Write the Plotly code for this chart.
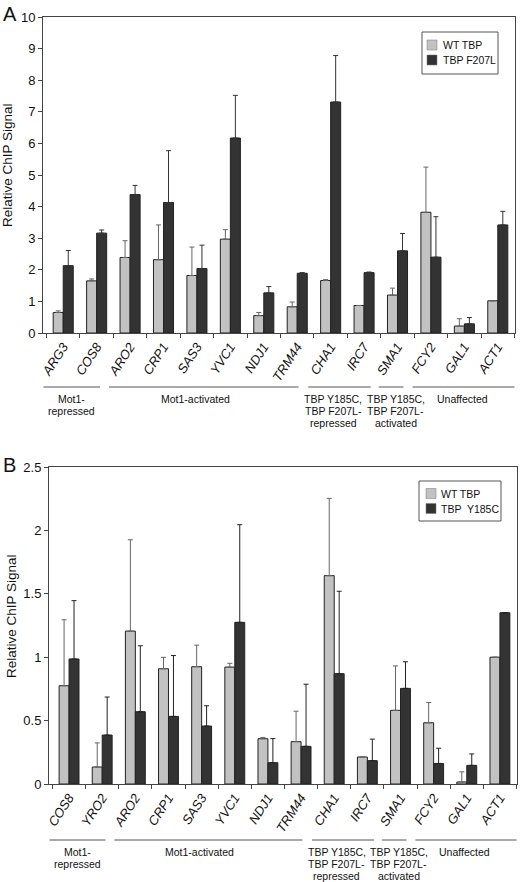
import plotly.graph_objects as go

# ---------------- data ----------------
genes_A = ["ARG3", "COS8", "ARO2", "CRP1", "SAS3", "YVC1", "NDJ1", "TRM44",
           "CHA1", "IRC7", "SMA1", "FCY2", "GAL1", "ACT1"]
wt_A = [0.65, 1.65, 2.39, 2.32, 1.82, 2.97, 0.55, 0.83, 1.66, 0.87, 1.20, 3.82, 0.22, 1.02]
wt_A_err = [0.05, 0.06, 0.53, 1.10, 0.90, 0.30, 0.10, 0.15, 0.03, None, 0.22, 1.43, 0.23, None]
f207l_A = [2.13, 3.16, 4.38, 4.13, 2.04, 6.17, 1.27, 1.89, 7.31, 1.91, 2.60, 2.40, 0.29, 3.42]
f207l_A_err = [0.48, 0.10, 0.29, 1.64, 0.74, 1.35, 0.20, 0.02, 1.47, 0.02, 0.55, 1.28, 0.20, 0.43]

genes_B = ["COS8", "YRO2", "ARO2", "CRP1", "SAS3", "YVC1", "NDJ1", "TRM44",
           "CHA1", "IRC7", "SMA1", "FCY2", "GAL1", "ACT1"]
wt_B = [0.775, 0.134, 1.206, 0.909, 0.925, 0.922, 0.357, 0.334, 1.643, 0.213, 0.581, 0.483, 0.016, 1.00]
wt_B_err = [0.52, 0.19, 0.72, 0.09, 0.17, 0.03, 0.01, 0.24, 0.61, None, 0.35, 0.16, 0.08, None]
y185c_B = [0.986, 0.386, 0.570, 0.533, 0.457, 1.275, 0.168, 0.297, 0.870, 0.184, 0.754, 0.162, 0.147, 1.351]
y185c_B_err = [0.46, 0.30, 0.52, 0.48, 0.16, 0.77, 0.19, 0.49, 0.65, 0.17, 0.21, 0.12, 0.09, None]

series_A = ["WT TBP", "TBP F207L"]
series_B = ["WT TBP", "TBP  Y185C"]

# groups: (label lines, first category index, last category index)
groups = [
    (["Mot1-", "repressed"], 0, 1),
    (["Mot1-activated"], 2, 7),
    (["TBP Y185C,", "TBP F207L-", "repressed"], 8, 9),
    (["TBP Y185C,", "TBP F207L-", "activated"], 10, 10),
    (["Unaffected"], 11, 13),
]

# ---------------- style / layout ----------------
W, H = 520, 882
FONT = "Liberation Sans, Arial, sans-serif"
LIGHT = "#c2c2c2"
DARK = "#333333"
EDGE = "#222222"
AXC = "#444444"
TXT = "#111111"
# horizontal nudge of each group caption (category units), and bracket extents
GROUP_TEXT_SHIFT = [-0.26, -0.55, -0.42, -0.06, -0.07]
BRACKET_LEFT = [-0.59, -0.63, -0.67, -0.56, -0.55]
BRACKET_RIGHT = [0.10, 0.04, 0.20, 0.18, 0.50]


def px_x(p):
    return p / W


def px_y(p):
    return 1 - p / H


# panel pixel boxes: (left, right, top, bottom)
boxA = (43, 515, 17, 333)
boxB = (49, 517, 467, 784)

fig = go.Figure()


def add_bars(x, y, err, name, color, errcolor, xa, ya):
    fig.add_trace(go.Bar(
        x=x, y=y, name=name, xaxis=xa, yaxis=ya, showlegend=False,
        marker=dict(color=color, line=dict(color=EDGE, width=1)),
        error_y=dict(type="data", symmetric=False, array=err,
                     arrayminus=[0] * len(err), color=errcolor,
                     thickness=1, width=2.5),
    ))


add_bars(genes_A, wt_A, wt_A_err, series_A[0], LIGHT, "#666666", "x", "y")
add_bars(genes_A, f207l_A, f207l_A_err, series_A[1], DARK, "#333333", "x", "y")
add_bars(genes_B, wt_B, wt_B_err, series_B[0], LIGHT, "#666666", "x2", "y2")
add_bars(genes_B, y185c_B, y185c_B_err, series_B[1], DARK, "#222222", "x2", "y2")


def xaxis_cfg(box):
    return dict(
        domain=[px_x(box[0]), px_x(box[1])], type="category",
        tickson="boundaries", ticks="outside", ticklen=4, tickcolor=AXC,
        showline=True, linecolor=AXC, linewidth=1, mirror=True,
        tickangle=-57, showgrid=False, automargin=False,
        tickfont=dict(family=FONT, size=13, color=TXT, style="italic"),
    )


def yaxis_cfg(box, rng, dt):
    return dict(
        domain=[px_y(box[3]), px_y(box[2])], range=rng, dtick=dt,
        ticks="outside", ticklen=4, tickcolor=AXC,
        showline=True, linecolor=AXC, linewidth=1, mirror=True,
        showgrid=False, zeroline=False, automargin=False,
        tickfont=dict(family=FONT, size=13, color=TXT),
    )


xa = xaxis_cfg(boxA); xa["anchor"] = "y"
ya = yaxis_cfg(boxA, [0, 10], 1); ya["anchor"] = "x"
xb = xaxis_cfg(boxB); xb["anchor"] = "y2"
yb = yaxis_cfg(boxB, [0, 2.5], 0.5); yb["anchor"] = "x2"

shapes = []
annotations = []


def add_groups(xref, line_y_px):
    for g, (lines, first, last) in enumerate(groups):
        x0 = first + BRACKET_LEFT[g]
        x1 = last + BRACKET_RIGHT[g]
        shapes.append(dict(type="line", xref=xref, yref="paper",
                           x0=x0, x1=x1, y0=px_y(line_y_px), y1=px_y(line_y_px),
                           line=dict(color="#555555", width=1)))
        xc = (first + last) / 2 + GROUP_TEXT_SHIFT[g]
        for k, t in enumerate(lines):
            annotations.append(dict(xref=xref, yref="paper", x=xc,
                                    y=px_y(line_y_px + 11.5 + 12 * k),
                                    yanchor="middle", xanchor="center",
                                    text=t, showarrow=False,
                                    font=dict(family=FONT, size=10.5, color=TXT)))


add_groups("x", 387)
add_groups("x2", 840)


def add_legend(box, names, colors, sym_x, txt_x, rows_y):
    shapes.append(dict(type="rect", xref="paper", yref="paper",
                       x0=px_x(box[0]), x1=px_x(box[1]),
                       y0=px_y(box[3]), y1=px_y(box[2]),
                       line=dict(color="#555555", width=1), fillcolor="white"))
    for name, col, ry in zip(names, colors, rows_y):
        shapes.append(dict(type="rect", xref="paper", yref="paper",
                           x0=px_x(sym_x), x1=px_x(sym_x + 10),
                           y0=px_y(ry + 5), y1=px_y(ry - 5),
                           line=dict(color="#777777", width=0.5), fillcolor=col))
        annotations.append(dict(xref="paper", yref="paper", x=px_x(txt_x), y=px_y(ry),
                                xanchor="left", yanchor="middle", text=name,
                                showarrow=False,
                                font=dict(family=FONT, size=10.5, color=TXT)))


add_legend((422, 498, 32, 74), series_A, [LIGHT, DARK], 427, 441, [45, 60])
add_legend((419, 501, 481, 521), series_B, [LIGHT, DARK], 426, 439, [493.5, 508.5])

# y-axis titles
for yc, xc in ((165, 7), (616, 11)):
    annotations.append(dict(xref="paper", yref="paper", x=px_x(xc), y=px_y(yc),
                            xanchor="center", yanchor="middle", textangle=-90,
                            text="Relative ChIP Signal", showarrow=False,
                            font=dict(family=FONT, size=13.5, color=TXT)))

annotations.append(dict(xref="paper", yref="paper", x=px_x(1), y=px_y(1),
                        xanchor="left", yanchor="top", text="A", showarrow=False,
                        font=dict(family=FONT, size=20, color=TXT)))
annotations.append(dict(xref="paper", yref="paper", x=px_x(1), y=px_y(452),
                        xanchor="left", yanchor="top", text="B", showarrow=False,
                        font=dict(family=FONT, size=20, color=TXT)))

fig.update_layout(
    width=W, height=H, autosize=False,
    margin=dict(l=0, r=0, t=0, b=0),
    paper_bgcolor="white", plot_bgcolor="white",
    barmode="group", bargap=0.4, bargroupgap=0,
    xaxis=xa, yaxis=ya, xaxis2=xb, yaxis2=yb,
    showlegend=False,
    shapes=shapes, annotations=annotations,
    font=dict(family=FONT),
)

fig.write_html(
    "out.html",
    config={"displayModeBar": False},
    post_script="document.body.style.margin='0';document.body.style.overflow='hidden';",
)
#####
Return nothing but the lines running from the start of the data to the line with "import plotly.graph_objects as go", please, both ends included and no pictures.

Write the Plotly code for this chart.
import plotly.graph_objects as go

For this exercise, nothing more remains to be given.